Closing it completely was either complex or expensive. Setting
zone->pageset = &boot_pageset before the free would shrink the race
further but that still leaves a potential memory ordering issue.
While fixable, it's either complex, expensive or both so yes, just leaving
the pageset structures in place would be much more straight-forward
assuming the structures were not allocated in the zone that is being
hot-removed. As things stand, I had trouble even testing zone hot-remove
as there was always a few pages left behind and I did not chase down
why.
Can you elaborate? I can reliably trigger zone present pages going to 0 by
just hotplugging a DIMM, onlining the memory block devices to the MOVABLE
zone, followed by offlining the memory block again.
For the machine I was testing on, I tried offlining all memory within
a zone on a NUMA machine.
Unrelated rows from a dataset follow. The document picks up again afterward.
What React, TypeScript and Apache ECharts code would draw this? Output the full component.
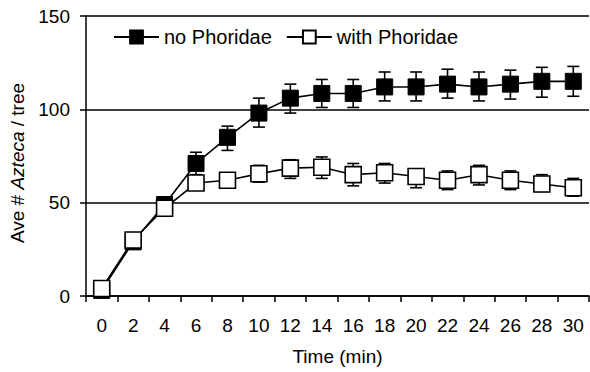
import React, { useEffect, useRef } from "react";
import * as echarts from "echarts";

const times = ["0", "2", "4", "6", "8", "10", "12", "14", "16", "18", "20", "22", "24", "26", "28", "30"];
const noPhoridae = [3, 29, 49, 71, 85, 98, 106, 108.5, 108.5, 112, 112, 113.5, 112, 113.5, 115, 115];
const noPhoridaeLow = [3, 29, 49, 65, 78, 90.5, 98, 101, 101, 104.5, 104.5, 106, 104.5, 105.5, 106.5, 107];
const noPhoridaeHigh = [3, 29, 49, 77, 91, 106, 113.5, 116, 116, 120, 120, 121.5, 120, 121, 122.5, 123];
const withPhoridae = [4, 30, 47, 60.5, 62, 65.5, 68.5, 69, 65, 66, 64, 62, 65, 62, 60, 58];
const withPhoridaeLow = [4, 30, 47, 57, 59, 61, 63, 63, 59, 60.5, 58, 57, 59.5, 57, 56, 53.5];
const withPhoridaeHigh = [4, 30, 47, 64, 65, 70, 73, 74.5, 71, 71, 67.5, 67, 70, 67, 65, 63];

const FONT = "'Liberation Sans', Arial, sans-serif";

function errorSeries(low: number[], high: number[], z: number) {
  return {
    type: "custom",
    z,
    silent: true,
    data: low.map((l, i) => [i, l, high[i]]),
    renderItem: (params: any, api: any) => {
      const x = api.value(0);
      const lo = api.coord([x, api.value(1)]);
      const hi = api.coord([x, api.value(2)]);
      const cap = 6;
      const style = { stroke: "#000", lineWidth: 1.6 };
      return {
        type: "group",
        children: [
          { type: "line", shape: { x1: lo[0], y1: lo[1], x2: hi[0], y2: hi[1] }, style },
          { type: "line", shape: { x1: hi[0] - cap, y1: hi[1], x2: hi[0] + cap, y2: hi[1] }, style },
          { type: "line", shape: { x1: lo[0] - cap, y1: lo[1], x2: lo[0] + cap, y2: lo[1] }, style },
        ],
      };
    },
  };
}

export default function App() {
  const ref = useRef<HTMLDivElement>(null);
  useEffect(() => {
    const chart = echarts.init(ref.current!, null, { renderer: "svg" });
    chart.setOption({
      animation: false,
      textStyle: { fontFamily: FONT },
      grid: { left: 86, right: 1, top: 16, bottom: 76 },
      legend: {
        data: ["no Phoridae", "with Phoridae"],
        left: 113,
        top: 27,
        padding: 0,
        itemWidth: 45,
        itemHeight: 16,
        itemGap: 14,
        textStyle: { fontSize: 20, color: "#000", fontFamily: FONT },
      },
      xAxis: {
        type: "category",
        data: times,
        boundaryGap: true,
        name: "Time (min)",
        nameLocation: "middle",
        nameGap: 51,
        nameTextStyle: { fontSize: 19, color: "#000", fontFamily: FONT },
        axisLine: { lineStyle: { color: "#000", width: 1.5 } },
        axisTick: { show: true, length: 6, inside: false, lineStyle: { color: "#000", width: 1.5 } },
        axisLabel: { color: "#000", fontSize: 19, margin: 20, fontFamily: FONT, interval: 0 },
        splitLine: { show: false },
      },
      yAxis: {
        type: "value",
        min: 0,
        max: 150,
        interval: 50,
        name: "{a|Ave # }{b|Azteca}{a| / tree}",
        nameLocation: "middle",
        nameGap: 49,
        nameTextStyle: {
          color: "#000",
          fontSize: 19,
          fontFamily: FONT,
          padding: [0, 14, 0, 0],
          rich: {
            a: { fontSize: 19, color: "#000", fontFamily: FONT },
            b: { fontSize: 19, color: "#000", fontFamily: FONT, fontStyle: "italic" },
          },
        },
        axisLine: { show: true, lineStyle: { color: "#000", width: 1.5 } },
        axisTick: { show: true, length: 6, lineStyle: { color: "#000", width: 1.5 } },
        axisLabel: { color: "#000", fontSize: 19, margin: 16, fontFamily: FONT },
        splitLine: { show: true, lineStyle: { color: "#000", width: 1.5 } },
      },
      series: [
        errorSeries(noPhoridaeLow, noPhoridaeHigh, 2),
        {
          name: "no Phoridae",
          type: "line",
          data: noPhoridae,
          z: 3,
          symbol: "rect",
          symbolSize: 16,
          showAllSymbol: true,
          lineStyle: { color: "#000", width: 1.6 },
          itemStyle: { color: "#000", borderColor: "#000", borderWidth: 1 },
        },
        errorSeries(withPhoridaeLow, withPhoridaeHigh, 4),
        {
          name: "with Phoridae",
          type: "line",
          data: withPhoridae,
          z: 5,
          symbol: "rect",
          symbolSize: 16,
          showAllSymbol: true,
          lineStyle: { color: "#000", width: 1.6 },
          itemStyle: { color: "#fff", borderColor: "#000", borderWidth: 1.6 },
        },
      ],
    });
    return () => chart.dispose();
  }, []);
  return <div ref={ref} style={{ width: 590, height: 372, position: "absolute", left: 0, top: 0 }} />;
}
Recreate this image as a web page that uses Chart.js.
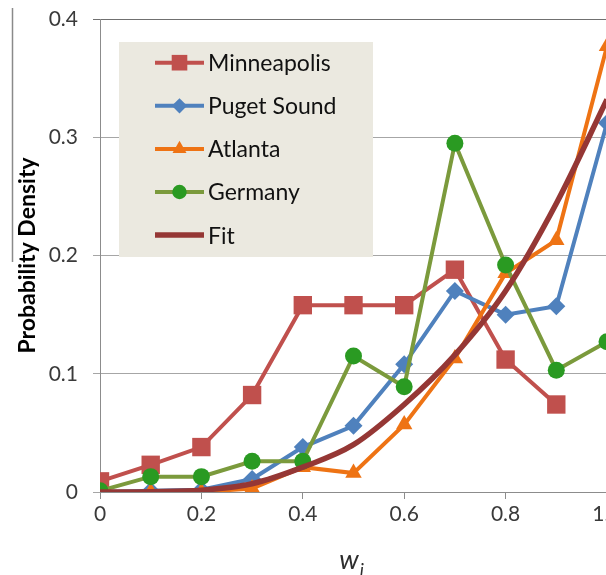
<!DOCTYPE html>
<html>
<head>
<meta charset="utf-8">
<script src="https://cdn.jsdelivr.net/npm/chart.js@4.4.1/dist/chart.umd.min.js"></script>
<style>
  html, body { margin: 0; padding: 0; background: #ffffff; overflow: hidden; }
  #wrap { position: relative; width: 640px; height: 575px; }
</style>
</head>
<body>
<div id="wrap"><canvas id="c" width="640" height="575"></canvas></div>
<script>
// w_i values at which each density was evaluated
const wValues = [0, 0.1, 0.2, 0.3, 0.4, 0.5, 0.6, 0.7, 0.8, 0.9, 1.0];

// Probability density per region
const minneapolis = [0.009, 0.023, 0.038, 0.082, 0.158, 0.158, 0.158, 0.188, 0.112, 0.074, null];
const pugetSound  = [0.000, 0.001, 0.002, 0.011, 0.038, 0.056, 0.108, 0.170, 0.150, 0.157, 0.312];
const atlanta     = [0.000, 0.000, 0.000, 0.003, 0.021, 0.016, 0.057, 0.113, 0.185, 0.213, 0.377];
const germany     = [0.001, 0.013, 0.013, 0.026, 0.026, 0.115, 0.089, 0.295, 0.192, 0.103, 0.127];
const fit         = [0.000, 0.0003, 0.0015, 0.007, 0.021, 0.040, 0.074, 0.116, 0.170, 0.244, 0.332];

const seriesNames = ['Minneapolis', 'Puget Sound', 'Atlanta', 'Germany', 'Fit'];
const xTicks = [0, 0.2, 0.4, 0.6, 0.8, 1];
const yTicks = [0, 0.1, 0.2, 0.3, 0.4];

const toPoints = arr => wValues.map((w, i) => ({ x: w, y: arr[i] }));

const FONT = 'Lato, "Open Sans", sans-serif';
const AXIS_GRAY = '#8c8c8c';
const TEXT = '#3a3a3a';

// Simple marker painter for the legend samples
function drawMarker(ctx, style, x, y, r, color) {
  ctx.save();
  ctx.fillStyle = color;
  ctx.beginPath();
  if (style === 'rect') {
    const s = Math.SQRT1_2 * r;
    ctx.rect(x - s, y - s, 2 * s, 2 * s);
  } else if (style === 'rectRot') {
    ctx.moveTo(x, y - r); ctx.lineTo(x + r, y); ctx.lineTo(x, y + r); ctx.lineTo(x - r, y);
    ctx.closePath();
  } else if (style === 'triangle') {
    for (let k = 0; k < 3; k++) {
      const a = k * 2 * Math.PI / 3;
      const px = x + Math.sin(a) * r, py = y - Math.cos(a) * r;
      k === 0 ? ctx.moveTo(px, py) : ctx.lineTo(px, py);
    }
    ctx.closePath();
  } else if (style === 'circle') {
    ctx.arc(x, y, r, 0, Math.PI * 2);
  }
  ctx.fill();
  ctx.restore();
}

// Legend box drawn inside the plot area
const insetLegend = {
  id: 'insetLegend',
  afterDatasetsDraw(chart) {
    const ctx = chart.ctx;
    ctx.save();
    ctx.fillStyle = '#ebe9e0';
    ctx.fillRect(119, 42, 254, 215);
    ctx.font = '23px ' + FONT;
    ctx.textBaseline = 'middle';
    ctx.textAlign = 'left';
    chart.data.datasets.forEach((ds, i) => {
      const y = 62.7 + i * 43.1;
      ctx.strokeStyle = ds.borderColor;
      ctx.lineWidth = ds.borderWidth;
      ctx.lineCap = 'butt';
      ctx.beginPath();
      ctx.moveTo(155, y);
      ctx.lineTo(204, y);
      ctx.stroke();
      if (ds.pointRadius > 0) {
        drawMarker(ctx, ds.pointStyle, 179.5, y, ds.pointRadius * 0.85, ds.pointBackgroundColor);
      }
      ctx.fillStyle = '#111111';
      ctx.fillText(ds.label, 208, y + 1);
    });
    ctx.restore();
  }
};

// Frame line on the left edge and the w_i axis title
const decorations = {
  id: 'decorations',
  beforeDraw(chart) {
    const ctx = chart.ctx;
    ctx.save();
    ctx.strokeStyle = '#8a8a8a';
    ctx.lineWidth = 1.5;
    ctx.beginPath();
    ctx.moveTo(12.5, 8);
    ctx.lineTo(12.5, 262);
    ctx.stroke();
    ctx.restore();
  },
  afterDraw(chart) {
    const ctx = chart.ctx;
    ctx.save();
    ctx.fillStyle = '#2e2e2e';
    ctx.textBaseline = 'alphabetic';
    ctx.textAlign = 'left';
    ctx.font = 'italic 27px ' + FONT;
    const wW = ctx.measureText('w').width;
    const x0 = 352 - wW / 2 - 3;
    ctx.fillText('w', x0, 569);
    ctx.font = 'italic 18px ' + FONT;
    ctx.fillText('i', x0 + wW + 1, 576);
    ctx.restore();
  }
};

const ticksFrom = list => scale => { scale.ticks = list.map(v => ({ value: v })); };

new Chart(document.getElementById('c'), {
  type: 'line',
  data: {
    datasets: [
      {
        label: seriesNames[0], data: toPoints(minneapolis), order: 5,
        borderColor: '#c0504d', borderWidth: 4,
        pointStyle: 'rect', pointRadius: 13, pointBackgroundColor: '#c0504d',
        pointBorderColor: '#c0504d', pointBorderWidth: 0
      },
      {
        label: seriesNames[1], data: toPoints(pugetSound), order: 4,
        borderColor: '#4f81bd', borderWidth: 4,
        pointStyle: 'rectRot', pointRadius: 9, pointBackgroundColor: '#4f81bd',
        pointBorderColor: '#4f81bd', pointBorderWidth: 0
      },
      {
        label: seriesNames[2], data: toPoints(atlanta), order: 3,
        borderColor: '#ee7314', borderWidth: 4,
        pointStyle: 'triangle', pointRadius: 9.5, pointBackgroundColor: '#ee7314',
        pointBorderColor: '#ee7314', pointBorderWidth: 0
      },
      {
        label: seriesNames[3], data: toPoints(germany), order: 2,
        borderColor: '#7b9a3c', borderWidth: 4,
        pointStyle: 'circle', pointRadius: 8.5, pointBackgroundColor: '#2a9a22',
        pointBorderColor: '#2a9a22', pointBorderWidth: 0
      },
      {
        label: seriesNames[4], data: toPoints(fit), order: 1,
        borderColor: '#953735', borderWidth: 5.5,
        pointRadius: 0, cubicInterpolationMode: 'monotone', tension: 0.4
      }
    ]
  },
  options: {
    responsive: false,
    animation: false,
    devicePixelRatio: 1,
    spanGaps: false,
    layout: { padding: { top: 19, right: 33, left: 0, bottom: 0 } },
    plugins: { legend: { display: false }, tooltip: { enabled: false } },
    scales: {
      x: {
        type: 'linear', min: 0, max: 1,
        afterBuildTicks: ticksFrom(xTicks),
        afterFit: s => { s.height = 83; s.paddingLeft = 0; s.paddingRight = 0; },
        grid: { drawOnChartArea: false, drawTicks: true, tickLength: 7, color: AXIS_GRAY },
        border: { color: AXIS_GRAY, width: 1 },
        ticks: { font: { family: FONT, size: 21 }, color: TEXT, padding: 3, maxRotation: 0 }
      },
      y: {
        type: 'linear', min: 0, max: 0.4,
        afterBuildTicks: ticksFrom(yTicks),
        afterFit: s => { s.width = 100; s.paddingTop = 0; s.paddingBottom = 0; },
        grid: {
          drawTicks: true, tickLength: 7,
          color: ctx => (ctx.tick && ctx.tick.value === 0.4) ? '#707070' : '#a6a6a6'
        },
        border: { color: AXIS_GRAY, width: 1 },
        ticks: { font: { family: FONT, size: 21 }, color: TEXT, padding: 15 },
        title: {
          display: true, text: 'Probability Density',
          font: { family: FONT, size: 23, weight: 'bold' }, color: '#000000',
          padding: { top: 14, bottom: 0 }
        }
      }
    }
  },
  plugins: [decorations, insetLegend]
});
</script>
</body>
</html>
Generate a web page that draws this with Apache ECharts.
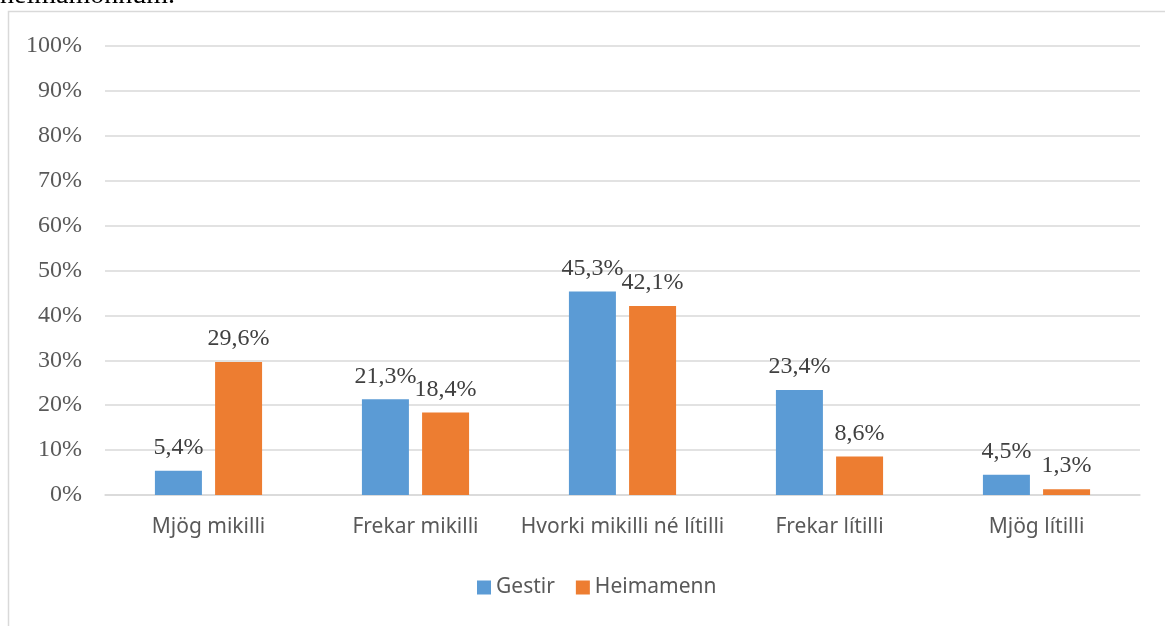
<!DOCTYPE html>
<html>
<head>
<meta charset="utf-8">
<script src="https://cdn.jsdelivr.net/npm/echarts@6/dist/echarts.min.js"></script>
<style>
  html, body { margin: 0; padding: 0; background: #fff; }
  #chart { width: 1165px; height: 626px; }
</style>
</head>
<body>
<div id="chart"></div>
<script>
var categories = ['Mjög mikilli', 'Frekar mikilli', 'Hvorki mikilli né lítilli', 'Frekar lítilli', 'Mjög lítilli'];
var gestir = [5.4, 21.3, 45.3, 23.4, 4.5];
var heimamenn = [29.6, 18.4, 42.1, 8.6, 1.3];
var seriesNames = ['Gestir', 'Heimamenn'];

var myChart = echarts.init(document.getElementById('chart'));

function pct(p) {
    return p.value.toFixed(1).replace('.', ',') + '%';
}

var labelStyle = {
    show: true,
    position: 'top',
    distance: 11,
    formatter: pct,
    fontFamily: 'Liberation Serif',
    fontSize: 24,
    color: '#404040'
};

var option = {
    animation: false,
    backgroundColor: '#fff',
    grid: {
        left: 105,
        right: 25,
        top: 46,
        bottom: 131
    },
    legend: {
        bottom: 23,
        left: 472,
        itemWidth: 14,
        itemHeight: 14,
        itemGap: 21,
        icon: 'rect',
        textStyle: {
            fontFamily: 'Noto Sans',
            fontSize: 21,
            color: '#595959'
        },
        data: seriesNames
    },
    xAxis: {
        type: 'category',
        data: categories,
        axisLine: { lineStyle: { color: '#d9d9d9', width: 1.5 } },
        axisTick: { show: false },
        axisLabel: {
            interval: 0,
            margin: 22,
            fontFamily: 'Noto Sans',
            fontSize: 21,
            color: '#595959'
        }
    },
    yAxis: {
        type: 'value',
        min: 0,
        max: 100,
        interval: 10,
        axisLine: { show: false },
        axisTick: { show: false },
        splitLine: { lineStyle: { color: '#d9d9d9', width: 1.5 } },
        axisLabel: {
            margin: 23,
            formatter: '{value}%',
            fontFamily: 'Liberation Serif',
            fontSize: 24,
            color: '#595959'
        }
    },
    series: [
        {
            name: seriesNames[0],
            type: 'bar',
            data: gestir,
            barWidth: 47,
            barGap: '28%',
            itemStyle: { color: '#5b9bd5' },
            label: labelStyle
        },
        {
            name: seriesNames[1],
            type: 'bar',
            data: heimamenn,
            barWidth: 47,
            barGap: '28%',
            itemStyle: { color: '#ed7d31' },
            label: labelStyle
        }
    ],
    graphic: [
        {
            type: 'rect',
            shape: { x: 8.5, y: 11.5, width: 1300, height: 800 },
            style: { fill: 'none', stroke: '#d9d9d9', lineWidth: 1.5 },
            silent: true
        },
        {
            type: 'text',
            style: {
                x: 0,
                y: 10,
                text: 'heimamönnum.',
                font: '28px "Liberation Serif"',
                fill: '#000',
                verticalAlign: 'bottom'
            },
            silent: true
        }
    ]
};
myChart.setOption(option);
</script>
</body>
</html>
Even if I used movable_zone to create a zone
or numa=fake to create multiple fake nodes and zones, there was always
either reserved or pinned pages preventing the full zone being removed.
What can happen is that memblock allocations are still placed into the
MOVABLE zone -- even with "movablenode" IIRC.
Memory hot(un)plug is usually best tested in QEMU via pc-dimm devices.
--
Thanks,
David / dhildenb